[6] Mas here cites at length a writing by the Augustinian Casimiro Diaz, which instructs parish priests in their duties; they are warned against trading or engaging in any business or manufacture directly or indirectly.

[7] Father Juan Ferrando, professor of canons in the college of Santo Tomás of Manila, to whom I gave the manuscript of this chapter to read, wrote in the margin the following note, which is very just and timely; and as such I insert it, in order to counteract the statement which has given occasion for it, and which I wrote in the heat of composition, simply through heedlessness and inadvertence. “In no way can the cura make use of what he learns in the confessional for the exterior government. By its means one may better understand the character of the Indian, but the cura can never make use of it for the investigations that the government exacts. 1 believe that it will be impossible to print this statement without doing harm to the confessional and to the curas.”—Mas.

[8] “When Juan Salcedo conquered the Ilocos, he found a caste of nobles amongst them who possessed all the riches of the country, and treated the cailianes, or serfs, with great rigour.

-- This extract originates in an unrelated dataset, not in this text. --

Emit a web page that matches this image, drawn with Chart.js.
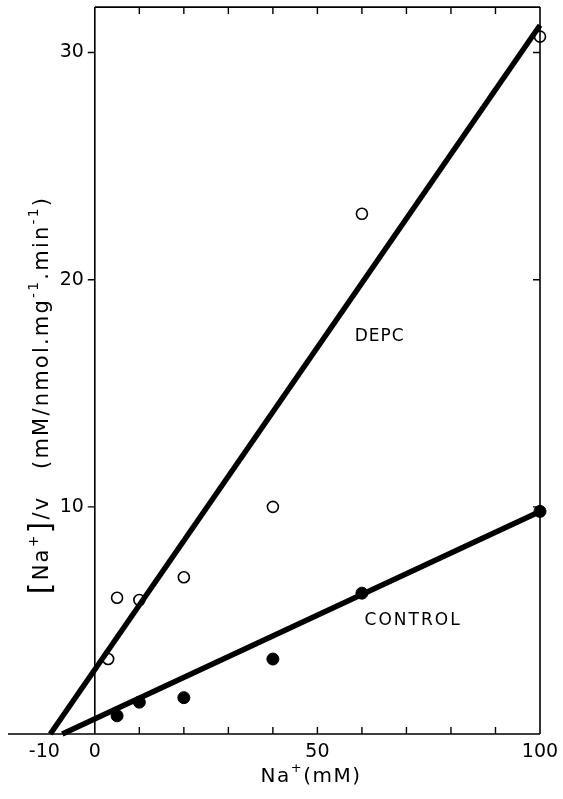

“The common people [among the Igorrotes] are in a kind of bondage to the nobles, and cultivate their land for them. In Lepanto they are called cailianes as in Ilocos.” (Sawyer’s Inhabitants of the Philippines, pp. 251, 256.)

[9] The famous bridge which joins the capital with the barrio of Binondo was directed by the Recollect, Fray Lucas de Jesus Maria. Another religious has lately constructed another bridge in Iloilo, which is said to be very fine. The government sent him a cross on that account. His name was Fray Simon de San Agustin. Almost all the advances in agriculture and the arts which have made in the islands since the arrival of the Spaniards are due to the religious, as was also the abolition of slavery.—Mas.

[10] Spanish, pax octaviana, referring to the Roman emperor Octavian and the peaceful condition of his empire.

[11] “This proposition, founded on the common opinion of those who have seen none except the curacies of the rich and well-populated provinces, cannot be maintained in any manner. In the environs of Manila, where the food and services cost dearer than in the city itself, the cura in charge of a village which does not number more than one thousand tributes cannot live with decency. For here also generally fails what you say in another place, namely, that the cura’s income can be adjusted at a peso for each tribute. In the distant provinces—as, for instance, Cagayan and other distant parts—since food and services are very cheap, and the cura does not have to spend anything except on the things that he requests from Manila, if the village reaches 500 tributes it will be sufficient for him, but not below the said number; and even in the first case, if he has a sufficient number of masses to apply with alms, which rarely happens. I pray you now to consider the fact that the majority of the villages of the archbishopric do not exceed 1,000 tributes, and those of the other bishoprics 500. What would you say it you knew what passes in the villages that even preserve the names of missions? The government gives them a small stipend, of less than 300 pesos, and a few cabans of palay. On this they have to support themselves, as well as the church edifice and divine worship, as there are no fees on the part of the village; for as missionaries they do not have parochial fees. Consequently, if they wish to live with some comfort, they have to engage in stockraising; and those who do not possess a somewhat regulated conscience will have to devote themselves to unseemly traffic.” (Note of Father Juan Ferrando, written on the margin of the manuscript of this chapter.)—Mas.

[12] Peso fuerte or duro, the “strong” or “hard” dollar; the “piece of eight,” or peso of eight reals. See Vols. III, p. 177, and XII, p. 73.

[13] Spanish, el [libro] de cuarenta; literally, “the book of forty leaves,” meaning a pack of cards.

[14] Any man who is willing to work is able not only to live, but to become rich.—Mas.